History has numerous anecdotes of the operation of this circle, but at present, the current scenario provides us with a clear path to the nation’s future. Unfortunately, for the people of Nepal, we are entrapped in a maze of instability. One of the most contentious issues of the past two years was the amendment to the party division provision in the Political Parties Act (PPA). There were two primary reasons: first, the political parties act was intended to safeguard the institutions of democracy and watering down the provision might erode democratic principles. Second, an amendment to such a provision will have a long term impact on the nation’s polity, and hence it would be done through the legislature and not through an ordinance. But the current government has diminished the provision bringing down the threshold to 20 percent of either the parliamentary party or central committee. The legislative intent behind the said provision of the PPA came at the backdrop of unstable governments of the past. It is interesting to note that all of the five major parties have split at one point or the other. It was also against the neo-Nepali culture of horse-trading and opportunism. But as always, realpolitikhas taken precedence over all otherfactors.
The other allegation against Oli was making the legislature business-less, and indeed so. Oli had issued 25 ordinances in a year, out of which seven were promulgated twice. This was his ace in the hole for circumventing the legislature. When all this was being done, there were fierce debates on television, newspapers and streets regarding the derailment of institutions by the communist regime. There was a ray of hope that the new government change would put a check to such perversions. But here we are; after just a month into the government, the Prime Minister has recommended that the President prorogue the parliament session and promulgate an ordinance hostile to parliamentary democracy exactly like Oli. The Prime Minister has been busy with public relations campaigns at the cost of strengthening democracy. He has been unable to expand his cabinet for the past month due to a lack of consensus in the power brokerage syndicate led by his coalition partners. At this point, we must ask ourselves whether this is the change that we desire.

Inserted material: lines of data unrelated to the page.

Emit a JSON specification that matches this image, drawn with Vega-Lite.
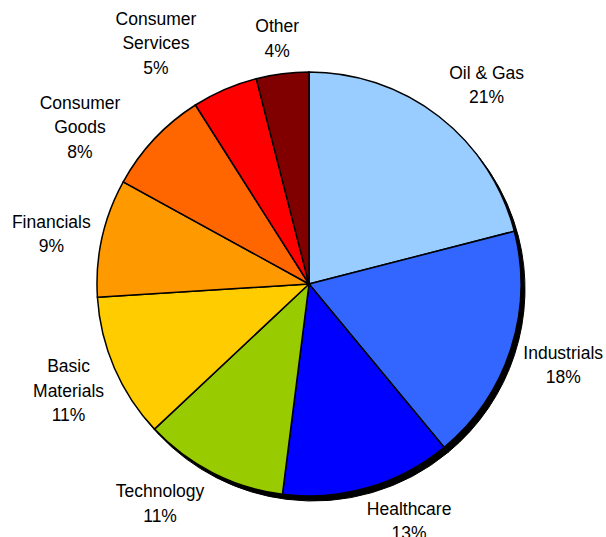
{
  "$schema": "https://vega.github.io/schema/vega-lite/v6.json",
  "width": 594,
  "height": 506,
  "padding": {"left": 12, "top": 31, "right": 0, "bottom": 0},
  "autosize": {"type": "none"},
  "background": "white",
  "view": {"stroke": null},
  "data": {
    "values": [
      {"order": 1, "sector": "Oil & Gas", "pct": 21, "label": "Oil & Gas\n21%"},
      {"order": 2, "sector": "Industrials", "pct": 18, "label": "Industrials\n18%"},
      {"order": 3, "sector": "Healthcare", "pct": 13, "label": "Healthcare\n13%"},
      {"order": 4, "sector": "Technology", "pct": 11, "label": "Technology\n11%"},
      {"order": 5, "sector": "Basic Materials", "pct": 11, "label": "Basic\nMaterials\n11%"},
      {"order": 6, "sector": "Financials", "pct": 9, "label": "Financials\n9%"},
      {"order": 7, "sector": "Consumer Goods", "pct": 8, "label": "Consumer\nGoods\n8%"},
      {"order": 8, "sector": "Consumer Services", "pct": 5, "label": "Consumer\nServices\n5%"},
      {"order": 9, "sector": "Other", "pct": 4, "label": "Other\n4%"}
    ]
  },
  "encoding": {
    "theta": {"field": "pct", "type": "quantitative", "stack": true},
    "order": {"field": "order", "type": "quantitative"}
  },
  "layer": [
    {
      "mark": {"type": "arc", "outerRadius": 212, "color": "black", "xOffset": 4, "yOffset": 5, "stroke": "black", "strokeWidth": 1}
    },
    {
      "mark": {"type": "arc", "outerRadius": 212, "stroke": "black", "strokeWidth": 1.5},
      "encoding": {
        "color": {
          "field": "sector",
          "type": "nominal",
          "legend": null,
          "scale": {
            "domain": ["Oil & Gas", "Industrials", "Healthcare", "Technology", "Basic Materials", "Financials", "Consumer Goods", "Consumer Services", "Other"],
            "range": ["#99CCFF", "#3366FF", "#0000FF", "#99CC00", "#FFCC00", "#FF9900", "#FF6600", "#FF0000", "#800000"]
          }
        }
      }
    },
    {
      "mark": {"type": "text", "radius": 262, "dx": 17, "dy": -3, "font": "Liberation Sans", "fontSize": 17.5, "lineHeight": 24.5, "lineBreak": "\n", "baseline": "middle", "align": "center", "color": "black"},
      "encoding": {"text": {"condition": {"test": "datum.sector == 'Oil & Gas'", "field": "label"}, "value": ""}}
    },
    {
      "mark": {"type": "text", "radius": 262, "dx": 5, "dy": -11, "font": "Liberation Sans", "fontSize": 17.5, "lineHeight": 24.5, "lineBreak": "\n", "baseline": "middle", "align": "center", "color": "black"},
      "encoding": {"text": {"condition": {"test": "datum.sector == 'Industrials'", "field": "label"}, "value": ""}}
    },
    {
      "mark": {"type": "text", "radius": 262, "dx": 27, "dy": -26, "font": "Liberation Sans", "fontSize": 17.5, "lineHeight": 24.5, "lineBreak": "\n", "baseline": "middle", "align": "center", "color": "black"},
      "encoding": {"text": {"condition": {"test": "datum.sector == 'Healthcare'", "field": "label"}, "value": ""}}
    },
    {
      "mark": {"type": "text", "radius": 262, "dx": -30, "dy": -25, "font": "Liberation Sans", "fontSize": 17.5, "lineHeight": 24.5, "lineBreak": "\n", "baseline": "middle", "align": "center", "color": "black"},
      "encoding": {"text": {"condition": {"test": "datum.sector == 'Technology'", "field": "label"}, "value": ""}}
    },
    {
      "mark": {"type": "text", "radius": 262, "dx": 0, "dy": -21, "font": "Liberation Sans", "fontSize": 17.5, "lineHeight": 24.5, "lineBreak": "\n", "baseline": "middle", "align": "center", "color": "black"},
      "encoding": {"text": {"condition": {"test": "datum.sector == 'Basic Materials'", "field": "label"}, "value": ""}}
    },
    {
      "mark": {"type": "text", "radius": 262, "dx": -2, "dy": -4, "font": "Liberation Sans", "fontSize": 17.5, "lineHeight": 24.5, "lineBreak": "\n", "baseline": "middle", "align": "center", "color": "black"},
      "encoding": {"text": {"condition": {"test": "datum.sector == 'Financials'", "field": "label"}, "value": ""}}
    },
    {
      "mark": {"type": "text", "radius": 262, "dx": -38, "dy": -1, "font": "Liberation Sans", "fontSize": 17.5, "lineHeight": 24.5, "lineBreak": "\n", "baseline": "middle", "align": "center", "color": "black"},
      "encoding": {"text": {"condition": {"test": "datum.sector == 'Consumer Goods'", "field": "label"}, "value": ""}}
    },
    {
      "mark": {"type": "text", "radius": 262, "dx": -49, "dy": -24, "font": "Liberation Sans", "fontSize": 17.5, "lineHeight": 24.5, "lineBreak": "\n", "baseline": "middle", "align": "center", "color": "black"},
      "encoding": {"text": {"condition": {"test": "datum.sector == 'Consumer Services'", "field": "label"}, "value": ""}}
    },
    {
      "mark": {"type": "text", "radius": 262, "dx": 1, "dy": 3, "font": "Liberation Sans", "fontSize": 17.5, "lineHeight": 24.5, "lineBreak": "\n", "baseline": "middle", "align": "center", "color": "black"},
      "encoding": {"text": {"condition": {"test": "datum.sector == 'Other'", "field": "label"}, "value": ""}}
    }
  ]
}
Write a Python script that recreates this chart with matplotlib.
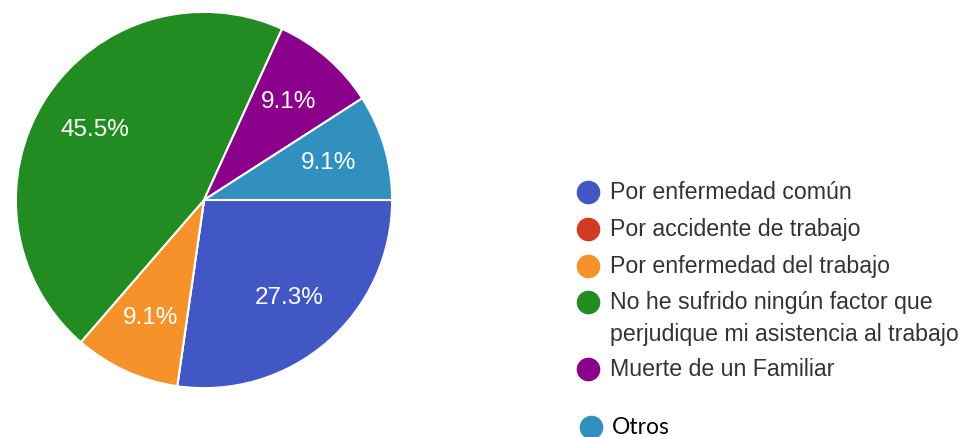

In my opinion, a change at the helm is immaterial to the nation at this point. In the life of a country, there are only a few opportunities that it gets to break through the vicious circle. These opportunities can be seen as being at a crossroads in the life of a nation, one towards a virtuous circle where inclusive democratic institutions are working for the equitable distribution of resources. Then there is the vicious circle, where although a usurper brings about a change at the helm with no overriding change to policies to facilitate the smooth functioning of governmental apparatus. Nepal has had numerous trysts with critical junctures. But instead of learning from past mistakes and moving towards building and strengthening institutions, the medieval extractive and exclusive methods continue to dominate politics. The English learnt their lessons from the Glorious Revolution, and the French pulled up their socks after the French revolution; the Japanese mended their ways after the Honourable restoration, these, were the critical junctures in their journey, after which they set on a path to create inclusive political institutions which prevented usurpation of power. They developed inclusive economic institutions, strengthening the continuation of inclusive political institutions. It looks like the Democratic Movement of 1950, the People’s Movement of 1990 and People’s Movement II of 2006 could not take up the mantle of a critical juncture. In that case, are we awaiting the “divine struggle”?
In his essay “The Eighteenth Brumaire of Louis Bonaparte”, Karl Marx has stated that historical entities appear twice, “the first as tragedy, then as farce”. Let us hope that this action of the government is just a farce and not a tragedy. Whatever it might be, it’s a textbook case of déjà vu for the people of Nepal.